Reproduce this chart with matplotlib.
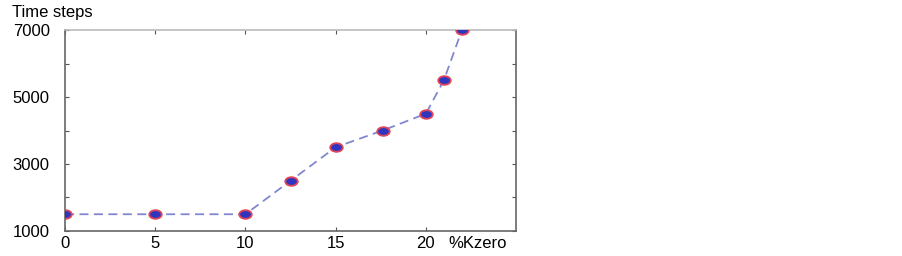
import matplotlib
matplotlib.use("Agg")
import matplotlib.pyplot as plt
from matplotlib.path import Path
from matplotlib.transforms import Affine2D
import numpy as np

kzero = [0, 5, 10, 12.5, 15, 17.6, 20, 21, 22]
steps = [1500, 1500, 1500, 2500, 3500, 4000, 4500, 5500, 7000]
xticks = [0, 5, 10, 15, 20]
yticks_major = [1000, 3000, 5000, 7000]
yticks_all = [1000, 2000, 3000, 4000, 5000, 6000, 7000]

plt.rcParams['font.family'] = ['Liberation Sans', 'DejaVu Sans']

fig = plt.figure(figsize=(9.02, 2.56), dpi=100)
ax = fig.add_axes([0.0721, 0.0977, 0.5, 0.785])

ell = Path.unit_circle().transformed(Affine2D().scale(1.45, 1.0))

ax.plot(kzero, steps, linestyle=(0, (5, 3)), color='#8087d0', linewidth=1.3,
        marker=ell, markersize=9, markerfacecolor='#3035c0',
        markeredgecolor='#e04458', markeredgewidth=1.3, zorder=3)

ax.set_xlim(0, 25)
ax.set_ylim(1000, 7000)
ax.set_xticks(xticks)
ax.set_xticklabels([str(v) for v in xticks])
ax.set_yticks(yticks_all)
ax.set_yticklabels([str(v) if v in yticks_major else '' for v in yticks_all])
ax.tick_params(direction='in', length=3, width=0.8, colors='#555555',
               labelcolor='black', labelsize=12, top=True, right=True)
ax.tick_params(axis='y', pad=11)
ax.tick_params(axis='x', pad=3.5)

for s in ['left', 'bottom', 'right']:
    ax.spines[s].set_color('#666666')
    ax.spines[s].set_linewidth(1.2)
ax.spines['top'].set_color('#bbbbbb')
ax.spines['top'].set_linewidth(1.2)

fig.text(12/902, 1 - 13/256, 'Time steps', fontsize=12, va='center', ha='left')
fig.text(448/902, 1 - 244/256, '%Kzero', fontsize=12, va='center', ha='left')

fig.savefig('out.png', dpi=100)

__________

*What the task asks:*
The listing above needs to be output again exactly. Don't include the pictures.

*Finished task:*
Reproduce this chart with matplotlib.
import matplotlib
matplotlib.use("Agg")
import matplotlib.pyplot as plt
from matplotlib.path import Path
from matplotlib.transforms import Affine2D
import numpy as np

kzero = [0, 5, 10, 12.5, 15, 17.6, 20, 21, 22]
steps = [1500, 1500, 1500, 2500, 3500, 4000, 4500, 5500, 7000]
xticks = [0, 5, 10, 15, 20]
yticks_major = [1000, 3000, 5000, 7000]
yticks_all = [1000, 2000, 3000, 4000, 5000, 6000, 7000]

plt.rcParams['font.family'] = ['Liberation Sans', 'DejaVu Sans']

fig = plt.figure(figsize=(9.02, 2.56), dpi=100)
ax = fig.add_axes([0.0721, 0.0977, 0.5, 0.785])

ell = Path.unit_circle().transformed(Affine2D().scale(1.45, 1.0))

ax.plot(kzero, steps, linestyle=(0, (5, 3)), color='#8087d0', linewidth=1.3,
        marker=ell, markersize=9, markerfacecolor='#3035c0',
        markeredgecolor='#e04458', markeredgewidth=1.3, zorder=3)

ax.set_xlim(0, 25)
ax.set_ylim(1000, 7000)
ax.set_xticks(xticks)
ax.set_xticklabels([str(v) for v in xticks])
ax.set_yticks(yticks_all)
ax.set_yticklabels([str(v) if v in yticks_major else '' for v in yticks_all])
ax.tick_params(direction='in', length=3, width=0.8, colors='#555555',
               labelcolor='black', labelsize=12, top=True, right=True)
ax.tick_params(axis='y', pad=11)
ax.tick_params(axis='x', pad=3.5)

for s in ['left', 'bottom', 'right']:
    ax.spines[s].set_color('#666666')
    ax.spines[s].set_linewidth(1.2)
ax.spines['top'].set_color('#bbbbbb')
ax.spines['top'].set_linewidth(1.2)

fig.text(12/902, 1 - 13/256, 'Time steps', fontsize=12, va='center', ha='left')
fig.text(448/902, 1 - 244/256, '%Kzero', fontsize=12, va='center', ha='left')

fig.savefig('out.png', dpi=100)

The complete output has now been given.